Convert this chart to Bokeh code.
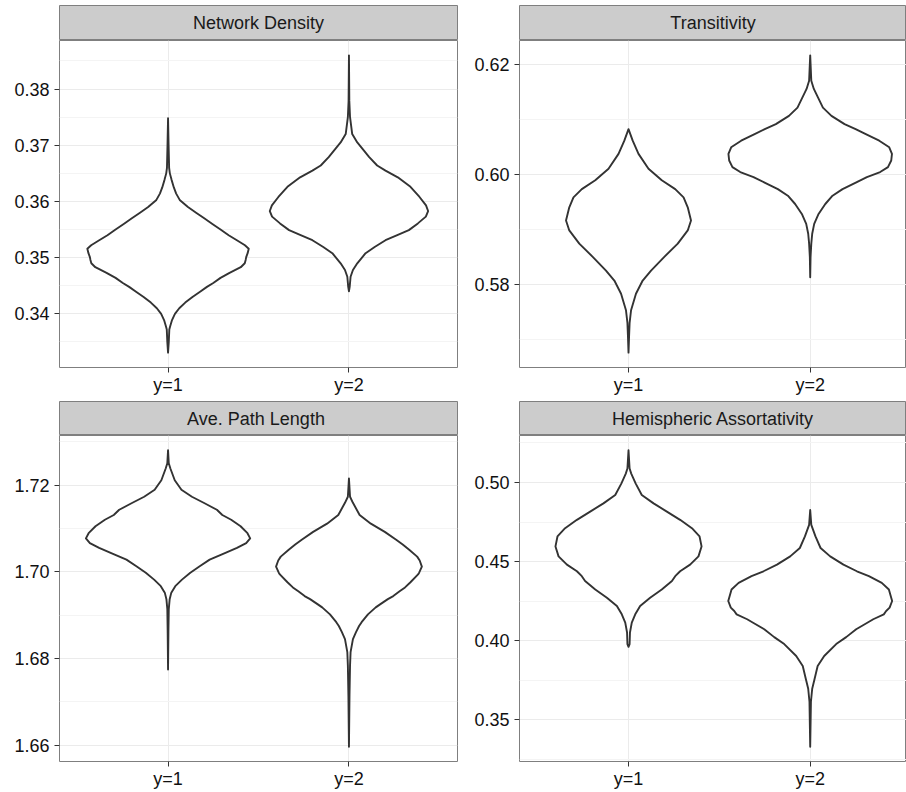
from bokeh.plotting import figure
from bokeh.models import Range1d, FixedTicker, PrintfTickFormatter
from bokeh.layouts import column, row
from bokeh.embed import file_html
from bokeh.resources import INLINE
from bokeh.core.properties import value

# ---------------- data ----------------
categories = ["y=1", "y=2"]
panel_titles = ["Network Density", "Transitivity", "Ave. Path  Length", "Hemispheric Assortativity"]

# violin outlines: metric value (y) and half-width (in category units)
nd1_y = [0.3748, 0.3700, 0.3660, 0.3650, 0.3638, 0.3625, 0.3614, 0.3602, 0.3590, 0.3580, 0.3570, 0.3560,
         0.3550, 0.3540, 0.3530, 0.3522, 0.3516, 0.3508, 0.3501, 0.3496, 0.3490, 0.3483, 0.3473, 0.3464,
         0.3455, 0.3448, 0.3439, 0.3430, 0.3420, 0.3410, 0.3400, 0.3389, 0.3377, 0.3372, 0.3350, 0.3331]
nd1_w = [0.0, 0.003, 0.006, 0.010, 0.020, 0.032, 0.045, 0.066, 0.110, 0.155, 0.200, 0.245,
         0.290, 0.335, 0.385, 0.425, 0.446, 0.440, 0.432, 0.429, 0.424, 0.402, 0.340, 0.290,
         0.250, 0.215, 0.175, 0.135, 0.095, 0.062, 0.038, 0.022, 0.011, 0.007, 0.004, 0.0]
nd2_y = [0.3860, 0.3779, 0.3750, 0.3720, 0.3705, 0.3694, 0.3679, 0.3664, 0.3655, 0.3643, 0.3626, 0.3608,
         0.3593, 0.3583, 0.3573, 0.3561, 0.3549, 0.3540, 0.3531, 0.3519, 0.3508, 0.3490, 0.3478, 0.3466,
         0.3448, 0.3440]
nd2_w = [0.0, 0.002, 0.006, 0.018, 0.046, 0.074, 0.112, 0.156, 0.202, 0.270, 0.340, 0.390,
         0.426, 0.4375, 0.425, 0.381, 0.331, 0.267, 0.202, 0.142, 0.092, 0.046, 0.022, 0.009,
         0.004, 0.0]

tr1_y = [0.6082, 0.6061, 0.6037, 0.6010, 0.5989, 0.5973, 0.5958, 0.5940, 0.5916, 0.5898, 0.5874, 0.5850,
         0.5825, 0.5807, 0.5783, 0.5753, 0.5730, 0.5705, 0.5676]
tr1_w = [0.0, 0.023, 0.055, 0.110, 0.183, 0.257, 0.303, 0.326, 0.344, 0.326, 0.271, 0.197,
         0.124, 0.078, 0.041, 0.014, 0.006, 0.003, 0.0]
tr2_y = [0.6216, 0.6170, 0.6155, 0.6140, 0.6121, 0.6106, 0.6091, 0.6082, 0.6073, 0.6061, 0.6049, 0.6037,
         0.6025, 0.6013, 0.6004, 0.5995, 0.5985, 0.5973, 0.5961, 0.5946, 0.5928, 0.5910, 0.5892, 0.5874,
         0.5850, 0.5813]
tr2_w = [0.0, 0.006, 0.020, 0.042, 0.070, 0.117, 0.189, 0.250, 0.306, 0.380, 0.435, 0.450,
         0.446, 0.428, 0.385, 0.312, 0.251, 0.178, 0.123, 0.083, 0.046, 0.022, 0.011, 0.006,
         0.002, 0.0]

apl1_y = [1.7280, 1.7250, 1.7238, 1.7211, 1.7189, 1.7173, 1.7158, 1.7143, 1.7131, 1.7120, 1.7105, 1.7089,
          1.7077, 1.7066, 1.7055, 1.7040, 1.7028, 1.7013, 1.6998, 1.6982, 1.6967, 1.6952, 1.6937, 1.6914,
          1.6860, 1.6775]
apl1_w = [0.0, 0.004, 0.013, 0.037, 0.074, 0.132, 0.202, 0.270, 0.300, 0.349, 0.401, 0.439,
          0.454, 0.432, 0.381, 0.298, 0.230, 0.175, 0.123, 0.077, 0.040, 0.018, 0.009, 0.004,
          0.002, 0.0]
apl2_y = [1.7215, 1.7173, 1.7159, 1.7131, 1.7111, 1.7092, 1.7074, 1.7063, 1.7051, 1.7035, 1.7026, 1.7012,
          1.6998, 1.6994, 1.6976, 1.6964, 1.6955, 1.6944, 1.6937, 1.6925, 1.6918, 1.6902, 1.6884, 1.6875,
          1.6861, 1.6845, 1.6815, 1.6784, 1.6715, 1.6597]
apl2_w = [0.0, 0.006, 0.022, 0.059, 0.121, 0.198, 0.261, 0.297, 0.333, 0.377, 0.391, 0.403,
          0.388, 0.382, 0.340, 0.310, 0.280, 0.245, 0.215, 0.172, 0.148, 0.105, 0.070, 0.056,
          0.039, 0.022, 0.009, 0.006, 0.003, 0.0]

ha1_y = [0.5203, 0.5088, 0.5056, 0.4994, 0.4921, 0.4868, 0.4816, 0.4764, 0.4711, 0.4659, 0.4596, 0.4533,
         0.4481, 0.4439, 0.4408, 0.4377, 0.4324, 0.4272, 0.4220, 0.4167, 0.4115, 0.4052, 0.3979, 0.3962]
ha1_w = [0.0, 0.006, 0.015, 0.039, 0.073, 0.138, 0.211, 0.284, 0.349, 0.391, 0.402, 0.385,
         0.339, 0.284, 0.257, 0.239, 0.183, 0.119, 0.064, 0.037, 0.018, 0.008, 0.006, 0.0]
ha2_y = [0.4826, 0.4732, 0.4659, 0.4586, 0.4533, 0.4481, 0.4439, 0.4408, 0.4366, 0.4324, 0.4251, 0.4209,
         0.4188, 0.4167, 0.4136, 0.4117, 0.4073, 0.4023, 0.3979, 0.3904, 0.3841, 0.3759, 0.3697, 0.3615,
         0.3331]
ha2_w = [0.0, 0.006, 0.029, 0.057, 0.110, 0.183, 0.257, 0.323, 0.394, 0.433, 0.451, 0.437,
         0.418, 0.405, 0.347, 0.319, 0.253, 0.198, 0.143, 0.077, 0.041, 0.024, 0.011, 0.004,
         0.0]

# axis ticks per panel
nd_major = [0.34, 0.35, 0.36, 0.37, 0.38]
nd_minor = [0.335, 0.345, 0.355, 0.365, 0.375, 0.385]
tr_major = [0.58, 0.60, 0.62]
tr_minor = [0.57, 0.59, 0.61]
apl_major = [1.66, 1.68, 1.70, 1.72]
apl_minor = [1.67, 1.69, 1.71, 1.73]
ha_major = [0.35, 0.40, 0.45, 0.50]
ha_minor = [0.325, 0.375, 0.425, 0.475, 0.525]

# ---------------- style ----------------
FONT = "Liberation Sans"
BORDER = "#7F7F7F"
STRIP_FILL = "#CCCCCC"
GRID_MAJOR = "#EBEBEB"
GRID_MINOR = "#F4F4F4"
VIOLIN_LINE = "#333333"


def strip(title, width, height, bt, bl, br):
    s = figure(width=width, height=height, x_range=Range1d(0, 1), y_range=Range1d(0, 1),
               x_axis_type=None, y_axis_type=None, toolbar_location=None, output_backend="svg",
               min_border_left=bl, min_border_right=br, min_border_top=bt, min_border_bottom=0)
    s.background_fill_color = STRIP_FILL
    s.border_fill_color = "white"
    s.outline_line_color = BORDER
    s.xgrid.visible = False
    s.ygrid.visible = False
    s.text(x=[0.5], y=[0.5], text=[title], text_align="center", text_baseline="middle",
           text_font=value(FONT), text_font_size="18px", text_color="#1A1A1A")
    return s


def panel(violins, majors, minors, width, height, bl, br, bb, xend):
    all_y = [v for ys, _ in violins for v in ys]
    lo, hi = min(all_y), max(all_y)
    pad = 0.05 * (hi - lo)
    p = figure(width=width, height=height, x_range=Range1d(0.4, xend),
               y_range=Range1d(lo - pad, hi + pad), toolbar_location=None, output_backend="svg",
               min_border_left=bl, min_border_right=br, min_border_top=0, min_border_bottom=bb)
    p.background_fill_color = "white"
    p.border_fill_color = "white"
    p.outline_line_color = BORDER
    p.outline_line_width = 1

    p.yaxis.ticker = FixedTicker(ticks=majors, minor_ticks=minors)
    p.yaxis.formatter = PrintfTickFormatter(format="%.2f")
    p.xaxis.ticker = FixedTicker(ticks=[1, 2])
    p.xaxis.major_label_overrides = {i + 1: c for i, c in enumerate(categories)}
    for ax in (p.xaxis[0], p.yaxis[0]):
        ax.axis_line_color = None
        ax.major_tick_line_color = "#333333"
        ax.major_tick_out = 5
        ax.major_tick_in = 0
        ax.minor_tick_line_color = None
        ax.major_label_text_font = FONT
        ax.major_label_text_font_size = "18px"
        ax.major_label_text_color = "#111111"
    p.yaxis.major_label_standoff = 5
    p.xaxis.major_label_standoff = 2

    p.ygrid.grid_line_color = GRID_MAJOR
    p.ygrid.minor_grid_line_color = GRID_MINOR
    p.xgrid.grid_line_color = GRID_MAJOR

    for i, (ys, ws) in enumerate(violins):
        c = i + 1
        xs = [c + w for w in ws] + [c - w for w in reversed(ws)]
        yy = list(ys) + list(reversed(ys))
        p.patch(xs, yy, fill_color="white", line_color=VIOLIN_LINE, line_width=1.9,
                line_join="round")
    return p


LW, RW = 463, 443
LBL, LBR = 59, 6
RBL, RBR = 56, 0
R_XEND = 2.53

s1 = strip(panel_titles[0], LW, 40, 5, LBL, LBR)
s2 = strip(panel_titles[1], RW, 40, 5, RBL, RBR)
p1 = panel([(nd1_y, nd1_w), (nd2_y, nd2_w)], nd_major, nd_minor, LW, 361, LBL, LBR, 34, 2.6)
p2 = panel([(tr1_y, tr1_w), (tr2_y, tr2_w)], tr_major, tr_minor, RW, 361, RBL, RBR, 34, R_XEND)
s3 = strip(panel_titles[2], LW, 34, 0, LBL, LBR)
s4 = strip(panel_titles[3], RW, 34, 0, RBL, RBR)
p3 = panel([(apl1_y, apl1_w), (apl2_y, apl2_w)], apl_major, apl_minor, LW, 356, LBL, LBR, 29, 2.6)
p4 = panel([(ha1_y, ha1_w), (ha2_y, ha2_w)], ha_major, ha_minor, RW, 356, RBL, RBR, 29, R_XEND)

layout = column(row(column(s1, p1), column(s2, p2)), row(column(s3, p3), column(s4, p4)))

with open("out.html", "w") as f:
    f.write(file_html(layout, INLINE))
--*--
Return nothing but the lines running from the start of the data to the line with "from bokeh.core.properties import value", please, both ends included and no pictures.

EXERCISE SOLUTION ::
Convert this chart to Bokeh code.
from bokeh.plotting import figure
from bokeh.models import Range1d, FixedTicker, PrintfTickFormatter
from bokeh.layouts import column, row
from bokeh.embed import file_html
from bokeh.resources import INLINE
from bokeh.core.properties import value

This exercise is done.